Accounts like yungnollywood and nollywoodroll on Twitter realised this early enough and played it to their advantage, the former even going on to create merchandise for sale. Instagram Skits and videos reenact this previously derided Nollywood aesthetic to the thrill of their followers who keep asking for more. And occasionally a random individual uploads a screenshot of his TV set with an image that would make the rounds as the new meme on board.
Its use has crossed the cultural boundary and found its place where no one would have thought possible without the boundaryless capabilities of the internet — large known gif and meme repositories lack niche cultural representation and this makes it even more enticing when one comes across a perfect depiction of an experience that you can relate to. It could even be said that the Balenciaga fashion brand had a person or two telling them things about Nigerian home videos in their Summer 19 Campaign meeting. The video clip which aired in February combined the Matrix movie elements and Nollywood-like low-fi special effects to produce the white, Obalende version of Neo and Trinity carrying around Balenciaga bags.

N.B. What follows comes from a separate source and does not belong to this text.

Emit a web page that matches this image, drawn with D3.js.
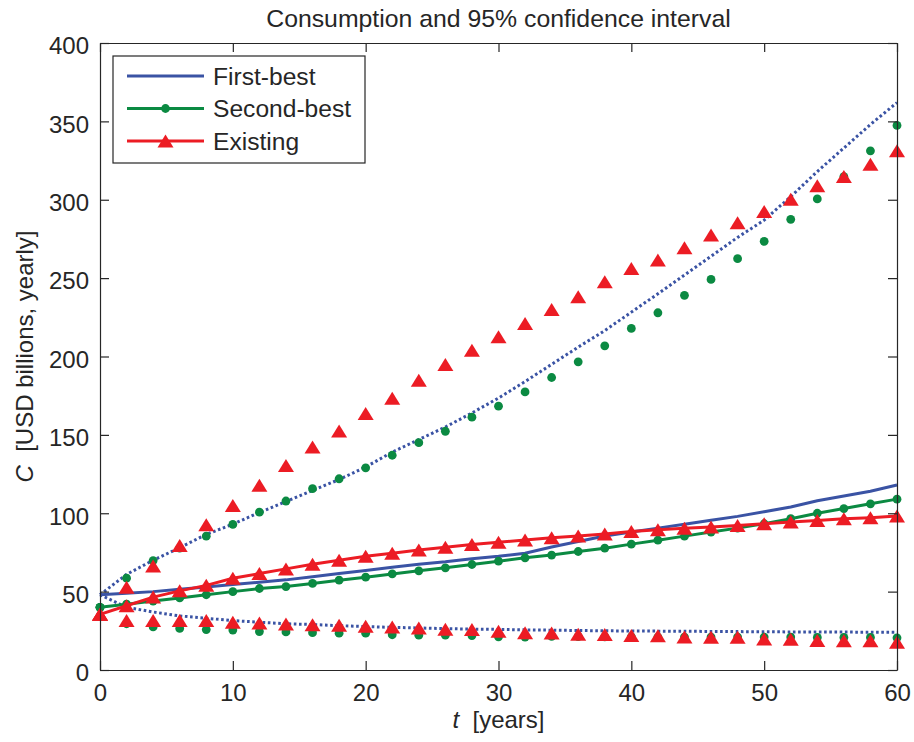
<!DOCTYPE html>
<html>
<head>
<meta charset="utf-8">
<script src="https://cdn.jsdelivr.net/npm/d3@7"></script>
<style>
  body { margin: 0; background: #fff; }
  text { font-family: "Liberation Sans", Arial, sans-serif; fill: #262626; }
  .axis path, .axis line { stroke: #262626; stroke-width: 1.2; }
  .axis text { font-size: 24px; }
</style>
</head>
<body>
<script>
// time grid (years)
var years = [0, 2, 4, 6, 8, 10, 12, 14, 16, 18, 20, 22, 24, 26, 28, 30,
             32, 34, 36, 38, 40, 42, 44, 46, 48, 50, 52, 54, 56, 58, 60];

// mean consumption paths
var firstBest = [48, 49, 50, 51.5, 53, 54.5, 56, 57.5, 59.5, 61.5, 63.5, 65.5, 67.5, 69, 71, 72.5,
                 74.5, 78.5, 82, 85.5, 88, 90.5, 93, 95.5, 98, 101, 104, 108, 111, 114, 118];
var secondBest = [40, 42, 44, 46, 48, 50, 52, 53.2, 55.2, 57.3, 59.2, 61.3, 63.3, 65.2, 67.3, 69.4,
                  71.6, 73.3, 75.6, 77.7, 80.3, 82.8, 85.4, 88, 90.5, 93.3, 96.5, 100, 103, 106, 109];
var existing = [35.5, 41, 46.5, 50.5, 54, 58.5, 61.5, 64.5, 67.5, 70, 72.5, 74.5, 76.5, 78.3, 80, 81.5,
                83, 84.3, 85.5, 86.8, 88.3, 89.5, 90.5, 91.3, 92.2, 93.3, 94.4, 95.4, 96.5, 97.2, 98.2];

// 95% confidence bands
var firstBestUpper = [48, 61, 70, 78, 86.5, 93, 100.5, 107.5, 114.5, 121.5, 129.5, 139, 147, 155, 164, 173.5,
                      184, 195, 206, 216.5, 228.3, 240, 252, 264, 276, 287, 302, 318, 333, 348, 362];
var firstBestLower = [48, 40, 37, 34.5, 33, 31.5, 30.5, 29.5, 29, 28.3, 27.7, 27.2, 26.8, 26.4, 26.1, 25.9,
                      25.6, 25.4, 25.2, 25, 24.9, 24.8, 24.7, 24.6, 24.5, 24.4, 24.3, 24.3, 24.2, 24.1, 24];
var secondBestUpper = [40, 58.6, 69.8, 77.7, 85.4, 92.9, 100.7, 107.8, 115.7, 122, 129, 137, 145, 152.3, 161.3, 168.3,
                       177.4, 186.6, 196.6, 206.8, 217.9, 227.9, 239, 249.2, 262.4, 273.5, 287.5, 300.5, 314.8, 331.2, 347.4];
var secondBestLower = [40, 29.5, 27.5, 26.5, 25.8, 25.5, 24.5, 24.3, 23.8, 23.5, 23.5, 22.5, 22.2, 22.2, 22, 21.2,
                       21, 21.5, 21.3, 21.2, 21.2, 21, 21, 21, 21, 21, 21, 20.8, 20.8, 20.8, 20.5];
var existingUpper = [35.5, 52.8, 66.3, 79.4, 92.7, 105, 117.8, 130.5, 142.3, 152.5, 163.6, 173.4, 184.9, 194.9, 204, 212.6,
                     221.1, 230, 238.1, 247.7, 256.2, 261.5, 269.4, 277.5, 285.3, 292.5, 300.3, 309, 314.8, 322.7, 331.2];
var existingLower = [35.5, 31.5, 31.5, 31.5, 31.5, 30.5, 30, 29.4, 28.8, 28.5, 27.9, 27.5, 26.8, 26, 25.8, 24.7,
                     23.8, 23.6, 22.8, 22.6, 22, 21.9, 21, 20.9, 20.9, 19.8, 19.6, 18.8, 18.7, 18.7, 17.7];

var xTicks = [0, 10, 20, 30, 40, 50, 60];
var yTicks = [0, 50, 100, 150, 200, 250, 300, 350, 400];
var legendNames = ["First-best", "Second-best", "Existing"];

var blue = "#3a53a4", green = "#0b8a42", red = "#ec1c24";

var margin = { top: 43, right: 17, bottom: 72, left: 100 };
var width = 914 - margin.left - margin.right;
var height = 742 - margin.top - margin.bottom;

var x = d3.scaleLinear().domain([0, 60]).range([0, width]);
var y = d3.scaleLinear().domain([0, 400]).range([height, 0]);

var root = d3.select("body").append("svg")
    .attr("width", 914)
    .attr("height", 742);

var svg = root.append("g")
    .attr("transform", "translate(" + margin.left + "," + margin.top + ")");

function pairs(vals) {
  return years.map(function(t, i) { return [t, vals[i]]; });
}

var line = d3.line()
    .x(function(d) { return x(d[0]); })
    .y(function(d) { return y(d[1]); });

// triangle marker, bbox centred on the point
var tri = "M0,-6.5L8,6.5L-8,6.5Z";

function drawLine(vals, color, dotted) {
  var p = svg.append("path")
      .datum(pairs(vals))
      .attr("fill", "none")
      .attr("stroke", color)
      .attr("stroke-width", 3)
      .attr("d", line);
  if (dotted) p.attr("stroke-dasharray", "2.6,2.6");
}

function drawDots(vals) {
  svg.append("g").selectAll("circle")
    .data(pairs(vals))
    .enter().append("circle")
      .attr("cx", function(d) { return x(d[0]); })
      .attr("cy", function(d) { return y(d[1]); })
      .attr("r", 4.4)
      .attr("fill", green);
}

function drawTriangles(vals) {
  svg.append("g").selectAll("path")
    .data(pairs(vals))
    .enter().append("path")
      .attr("d", tri)
      .attr("transform", function(d) { return "translate(" + x(d[0]) + "," + y(d[1]) + ")"; })
      .attr("fill", red);
}

// first-best: solid mean and dotted band
drawLine(firstBest, blue, false);
drawLine(firstBestUpper, blue, true);
drawLine(firstBestLower, blue, true);

// second-best: line with dots, band as dots only
drawLine(secondBest, green, false);
drawDots(secondBest);
drawDots(secondBestUpper);
drawDots(secondBestLower);

// existing: line with triangles, band as triangles only
drawLine(existing, red, false);
drawTriangles(existing);
drawTriangles(existingUpper);
drawTriangles(existingLower);

// axes, ticks pointing inwards on all four sides
svg.append("g")
    .attr("class", "axis")
    .attr("transform", "translate(0," + height + ")")
    .call(d3.axisBottom(x).tickValues(xTicks).tickSizeInner(-9).tickSizeOuter(0).tickPadding(14));

svg.append("g")
    .attr("class", "axis")
    .call(d3.axisLeft(y).tickValues(yTicks).tickSizeInner(-9).tickSizeOuter(0).tickPadding(11))
  .selectAll("text")
    .attr("dy", "0.45em");

svg.append("g")
    .attr("class", "axis")
    .call(d3.axisTop(x).tickValues(xTicks).tickSizeInner(-9).tickSizeOuter(0).tickFormat(""));

svg.append("g")
    .attr("class", "axis")
    .attr("transform", "translate(" + width + ",0)")
    .call(d3.axisRight(y).tickValues(yTicks).tickSizeInner(-9).tickSizeOuter(0).tickFormat(""));

// title and axis labels
root.append("text")
    .attr("x", margin.left + width / 2)
    .attr("y", 27)
    .attr("text-anchor", "middle")
    .style("font-size", "24.8px")
    .text("Consumption and 95% confidence interval");

var xl = root.append("text")
    .attr("x", margin.left + width / 2)
    .attr("y", 728)
    .attr("text-anchor", "middle")
    .style("font-size", "24px");
xl.append("tspan").style("font-style", "italic").text("t");
xl.append("tspan").text("\u00a0 [years]");

var yl = root.append("text")
    .attr("transform", "translate(33," + (margin.top + height / 2) + ") rotate(-90)")
    .attr("text-anchor", "middle")
    .style("font-size", "24px");
yl.append("tspan").style("font-style", "italic").text("C");
yl.append("tspan").text("\u00a0 [USD billions, yearly]");

// legend
var legend = svg.append("g").attr("transform", "translate(13,13)");
legend.append("rect")
    .attr("width", 252)
    .attr("height", 107)
    .attr("fill", "#fff")
    .attr("stroke", "#262626")
    .attr("stroke-width", 1.2);

var legendColors = [blue, green, red];
legendNames.forEach(function(name, i) {
  var ly = 20 + i * 32.5;
  legend.append("line")
      .attr("x1", 14).attr("x2", 91)
      .attr("y1", ly).attr("y2", ly)
      .attr("stroke", legendColors[i])
      .attr("stroke-width", 3);
  if (i == 1) {
    legend.append("circle").attr("cx", 52.5).attr("cy", ly).attr("r", 4.4).attr("fill", green);
  }
  if (i == 2) {
    legend.append("path").attr("d", tri).attr("transform", "translate(52.5," + ly + ")").attr("fill", red);
  }
  legend.append("text")
      .attr("x", 100)
      .attr("y", ly)
      .attr("dy", "0.35em")
      .style("font-size", "24.6px")
      .text(name);
});
</script>
</body>
</html>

And this is why Old Nollywood home videos will not completely transform despite counterparts chasing cinematic reveals and well-written storylines: it has found new meaning even beyond its previously colonised audience who are deconstructing their previously held beliefs about themselves and finding community and comradeship through newfound appreciation for that which is for us, and by us without any influence from that which compares us to what we are supposed to be.